Why This Matters
Your application is deployed. Users are hitting it. Then something goes wrong: response times spike, errors increase, a feature stops working. How do you figure out what happened? You cannot attach a debugger to production. You cannot add console.log and redeploy mid-incident. You need observability -- the ability to understand what your system is doing by examining its outputs.

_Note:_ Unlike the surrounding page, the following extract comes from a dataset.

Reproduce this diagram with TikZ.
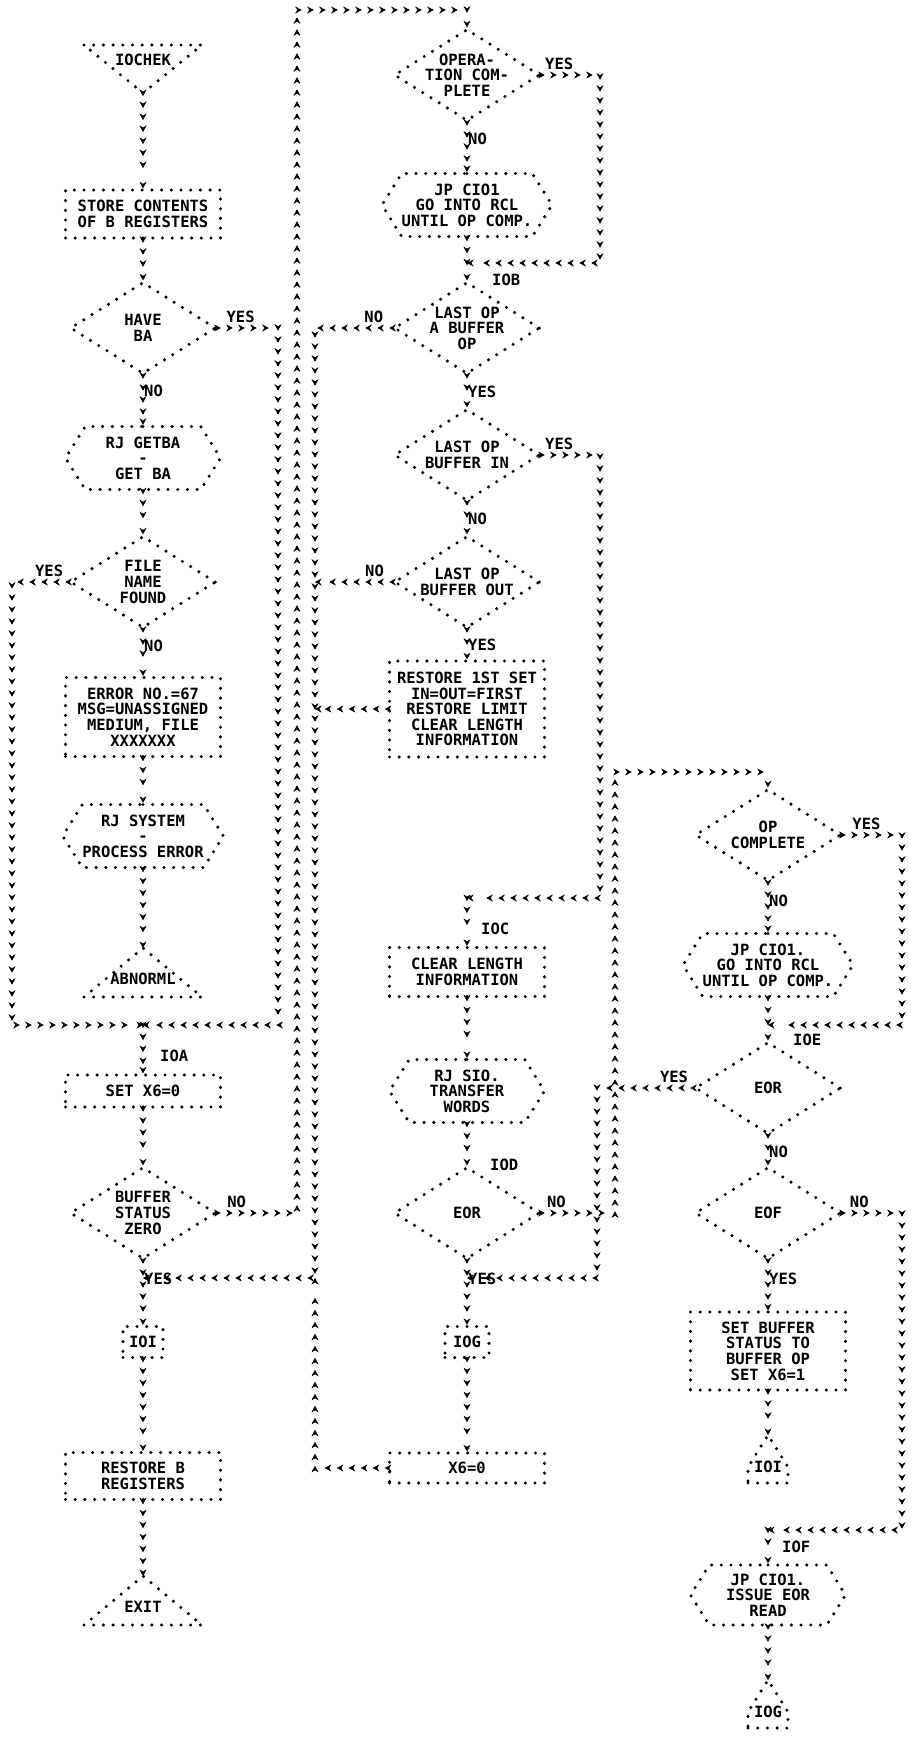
\documentclass[tikz,border=0pt]{standalone}
\usepackage{fontspec}
\setmonofont{DejaVu Sans Mono}
\usetikzlibrary{shapes.geometric,shapes.symbols,arrows.meta,decorations.markings}

\begin{document}
\begin{tikzpicture}[x=1pt, y=-1pt,
    every node/.style={font=\ttfamily\bfseries\fontsize{15.5}{15.6}\selectfont,
      align=center, inner sep=0pt},
    dotl/.style={draw, line width=3.4pt, line cap=round, dash pattern=on 0pt off 9.7pt},
    proc/.style={rectangle, dotl, minimum width=155pt},
    sub/.style={signal, signal to=east and west, signal pointer angle=116,
      dotl, minimum width=155pt, minimum height=63pt},
    dec/.style={diamond, dotl, aspect=1.6, inner sep=-3pt,
      minimum width=146pt, minimum height=92pt},
    con/.style={rectangle, dotl, minimum width=40pt, minimum height=31pt},
    lbl/.style={inner sep=1pt},
    flow/.style={decorate, decoration={markings,
      mark=between positions 3pt and -9pt step 12pt with {\arrow{Stealth[length=6.5pt,width=7pt]}},
      mark=at position 1 with {\arrow{Stealth[length=6.5pt,width=7pt]}}}},
    intri/.pic={\node (-t) {#1};
      \draw[dotl] (-59,-15) -- (59,-15) -- (0,33) coordinate (-tip) -- cycle;},
    outtri/.pic={\node (-t) {#1};
      \draw[dotl] (-59,18) -- (59,18) -- (0,-31) coordinate (-tip) -- cycle;},
    outcon/.pic={\node (-t) {#1};
      \draw[dotl] (-20,16) -- (20,16) -- (20,0) -- (0,-32) coordinate (-tip) -- (-20,0) -- cycle;}
  ]
  \useasboundingbox (0,0) rectangle (914,1743);

  % linke Spalte
  \pic (chk) at (143,60) {intri=IOCHEK};
  \node[proc, minimum height=48pt] (store) at (143,214) {STORE CONTENTS\\OF B REGISTERS};
  \node[dec] (have) at (143,328) {HAVE\\BA};
  \node[sub] (getba) at (143,458) {RJ GETBA\\-\\GET BA};
  \node[dec] (file) at (143,582) {FILE\\NAME\\FOUND};
  \node[proc, minimum height=79pt] (err) at (143,717) {ERROR NO.=67\\MSG=UNASSIGNED\\MEDIUM, FILE\\XXXXXXX};
  \node[sub] (rjsys) at (143,836) {RJ SYSTEM\\-\\PROCESS ERROR};
  \pic (abn) at (143,979) {outtri=ABNORML};
  \node[proc, minimum height=32pt] (setx) at (143,1091) {SET X6=0};
  \node[dec] (bsz) at (143,1213) {BUFFER\\STATUS\\ZERO};
  \node[con] (ioi) at (143,1342) {IOI};
  \node[proc, minimum height=47pt] (rsb) at (143,1476) {RESTORE B\\REGISTERS};
  \pic (exitc) at (143,1607) {outtri=EXIT};

  % mittlere Spalte
  \node[dec] (opc) at (467,75) {OPERA-\\TION COM-\\PLETE};
  \node[sub] (cio1) at (467,205) {JP CIO1\\GO INTO RCL\\UNTIL OP COMP.};
  \node[dec] (lob) at (467,328) {LAST OP\\A BUFFER\\OP};
  \node[dec] (lbi) at (467,455) {LAST OP\\BUFFER IN};
  \node[dec] (lbo) at (467,582) {LAST OP\\BUFFER OUT};
  \node[proc, minimum height=96pt] (rst) at (467,709) {RESTORE 1ST SET\\IN=OUT=FIRST\\RESTORE LIMIT\\CLEAR LENGTH\\INFORMATION};
  \node[proc, minimum height=49pt] (clr) at (467,972) {CLEAR LENGTH\\INFORMATION};
  \node[sub] (sio) at (467,1091) {RJ SIO.\\TRANSFER\\WORDS};
  \node[dec] (eord) at (467,1213) {EOR};
  \node[con, minimum width=44pt] (iog) at (467,1342) {IOG};
  \node[proc, minimum height=30pt] (xset) at (467,1468) {X6=0};

  % rechte Spalte
  \node[dec] (opr) at (768,835) {OP\\COMPLETE};
  \node[sub] (cio2) at (768,965) {JP CIO1.\\GO INTO RCL\\UNTIL OP COMP.};
  \node[dec] (eore) at (768,1088) {EOR};
  \node[dec] (eof) at (768,1213) {EOF};
  \node[proc, minimum height=78pt] (sbs) at (768,1351) {SET BUFFER\\STATUS TO\\BUFFER OP\\SET X6=1};
  \pic (ioj) at (768,1467) {outcon=IOI};
  \node[sub, minimum height=60pt] (cio3) at (768,1595) {JP CIO1.\\ISSUE EOR\\READ};
  \pic (iok) at (768,1712) {outcon=IOG};

  % Knickpunkte
  \coordinate (jA) at (143,1025);
  \coordinate (cHave) at (278,1025);
  \coordinate (cFile) at (12,1025);
  \coordinate (cTop) at (297,10);
  \coordinate (cNo) at (315,1278);
  \coordinate (jY) at (143,1278);
  \coordinate (jB) at (467,263);
  \coordinate (cB) at (600,263);
  \coordinate (jC) at (467,898);
  \coordinate (cC) at (600,898);
  \coordinate (cEor) at (615,772);
  \coordinate (jD) at (467,1278);
  \coordinate (cD) at (597,1278);
  \coordinate (jE) at (768,1025);
  \coordinate (cE) at (902,1025);
  \coordinate (jF) at (768,1530);
  \coordinate (cF) at (902,1530);

  % Verbindungen links
  \path[flow] (chk-tip) -- (store);
  \path[flow] (store) -- (have);
  \path[flow] (have) -- node[lbl, right, pos=.3] {NO} (getba);
  \path[flow] (have.east) -| node[lbl, above=4pt, pos=.19] {YES} (cHave) -- (jA);
  \path[flow] (getba) -- (file);
  \path[flow] (file) -- node[lbl, right, pos=.34] {NO} (err);
  \path[flow] (file.west) -| node[lbl, above=4pt, pos=.17] {YES} (cFile) -- (jA);
  \path[flow] (err) -- (rjsys);
  \path[flow] (rjsys) -- (abn-tip);
  \path[flow] (jA) -- node[lbl, right=16pt, pos=.64] {IOA} (setx);
  \path[flow] (setx) -- (bsz);
  \path[flow] (bsz.east) -| node[lbl, above=4pt, pos=.12] {NO} (cTop) -| (opc);
  \path[flow] (bsz) -- node[lbl, right, pos=.28] {YES} (ioi);
  \path[flow] (ioi) -- (rsb);
  \path[flow] (rsb) -- (exitc-tip);

  % Verbindungen Mitte
  \path[flow] (opc) -- node[lbl, right, pos=.33] {NO} (cio1);
  \path[flow] (opc.east) -| node[lbl, above=4pt, pos=.15] {YES} (cB) -- (jB);
  \path[flow] (cio1) -- node[lbl, pos=1, right=24pt] {IOB} (lob);
  \path[flow] (lob.west) -| node[lbl, above=4pt, pos=.12] {NO} (cNo) -- (jY);
  \path[flow] (lob) -- node[lbl, right, pos=.5] {YES} (lbi);
  \path[flow] (lbi.east) -| node[lbl, above=4pt, pos=.15] {YES} (cC) -- (jC);
  \path[flow] (lbi) -- node[lbl, right, pos=.5] {NO} (lbo);
  \path[flow] (lbo.west) -- node[lbl, above=4pt, pos=.23] {NO} (lbo.west -| cNo);
  \path[flow] (lbo) -- node[lbl, right, pos=.5] {YES} (rst);
  \path[flow] (rst.west) -- (rst.west -| cNo);
  \path[flow] (jC) -- node[lbl, right=13pt, pos=.64] {IOC} (clr);
  \path[flow] (clr) -- (sio);
  \path[flow] (sio) -- node[lbl, pos=1, right=22pt] {IOD} (eord);
  \path[flow] (eord.east) -| node[lbl, above=4pt, pos=.1] {NO} (cEor) -| (opr);
  \path[flow] (eord) -- node[lbl, right, pos=.28] {YES} (iog);
  \path[flow] (iog) -- (xset);
  \path[flow] (xset.west) -| (cNo);

  % Verbindungen rechts
  \path[flow] (opr) -- node[lbl, right, pos=.37] {NO} (cio2);
  \path[flow] (opr.east) -| node[lbl, above=4pt, pos=.2] {YES} (cE) -- (jE);
  \path[flow] (cio2) -- node[lbl, pos=1, right=24pt] {IOE} (eore);
  \path[flow] (eore.west) -| node[lbl, above=4pt, pos=.1] {YES} (cD) -- (jD);
  \path[flow] (eore) -- node[lbl, right, pos=.55] {NO} (eof);
  \path[flow] (eof.east) -| node[lbl, above=4pt, pos=.14] {NO} (cF) -- (jF);
  \path[flow] (eof) -- node[lbl, right, pos=.36] {YES} (sbs);
  \path[flow] (sbs) -- (ioj-tip);
  \path[flow] (jF) -- node[lbl, right=13pt, pos=.5] {IOF} (cio3);
  \path[flow] (cio3) -- (iok-tip);
\end{tikzpicture}
\end{document}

Observability rests on three pillars: logs (what happened), metrics (how much), and traces (the path a request took). Together, they let you answer the question every on-call engineer dreads at 2 AM: "What is broken and why?" Good structured logging and alerting mean you find out about problems before your users do.
Define Terms
Visual Model
The full process at a glance. Click Start tour to walk through each step.
The three pillars of observability: logs, metrics, and traces flow into dashboards and alerts.
Code Example
// Structured logging (JSON format)
const log = (level, message, data = {}) => {
const entry = {
timestamp: new Date().toISOString(),
level,
message,
service: "payment-api",
...data
};
console.log(JSON.stringify(entry));
};
// Log levels indicate severity
log("info", "Server started", { port: 3000 });
log("info", "Payment processed", { userId: "u123", amount: 49.99 });
log("warn", "Slow database query", { queryMs: 2500, table: "orders" });
log("error", "Payment failed", { userId: "u456", error: "Card declined" });
// Metrics: track request duration
const startTime = Date.now();
// ... handle request ...
const durationMs = Date.now() - startTime;
log("info", "Request completed", {
method: "POST",
path: "/api/pay",
statusCode: 200,
durationMs
});
// Simple metrics counter
const metrics = { requests: 0, errors: 0 };
function trackRequest(success) {
metrics.requests++;
if (!success) metrics.errors++;
const errorRate = (metrics.errors / metrics.requests * 100).toFixed(2);
console.log(`Error rate: ${errorRate}%`);
}Interactive Experiment
Try these exercises:
- Add structured JSON logging to an existing project. Include timestamp, level, message, and relevant data fields. Filter the output with
jq. - Build a simple request counter that tracks total requests, errors, and average response time. Print a summary every 10 requests.
- Create a log function that only outputs messages at or above a configured level (e.g., setting level to "warn" suppresses "info" and "debug").
- Time a database query or API call. Log the duration and flag anything over 1 second as a warning.
Quick Quiz
Coding Challenge
Write a function called `analyzeLogs` that takes an array of log entry objects, each with `level` ('info', 'warn', 'error') and `durationMs` (number). Return an object with: `total` (total log count), `errors` (count of error-level logs), `errorRate` (percentage of errors, rounded to 1 decimal), `avgDuration` (average durationMs, rounded to nearest integer), and `slowRequests` (count of entries with durationMs > 1000).
Real-World Usage
Observability is non-negotiable for production systems:
- Datadog, New Relic, and Grafana are observability platforms that ingest logs, metrics, and traces from thousands of services, providing dashboards and alerting.
- Prometheus scrapes metrics from application endpoints and stores time-series data. Grafana visualizes Prometheus data in real-time dashboards.
- PagerDuty and OpsGenie receive alerts and route them to the right on-call engineer via phone call, SMS, or Slack.
- Distributed tracing tools like Jaeger and Honeycomb follow requests across microservices, revealing that a slow checkout was caused by a slow inventory service call.
- Log levels in production are typically set to "info" or "warn". Debug logging is enabled temporarily when investigating specific issues.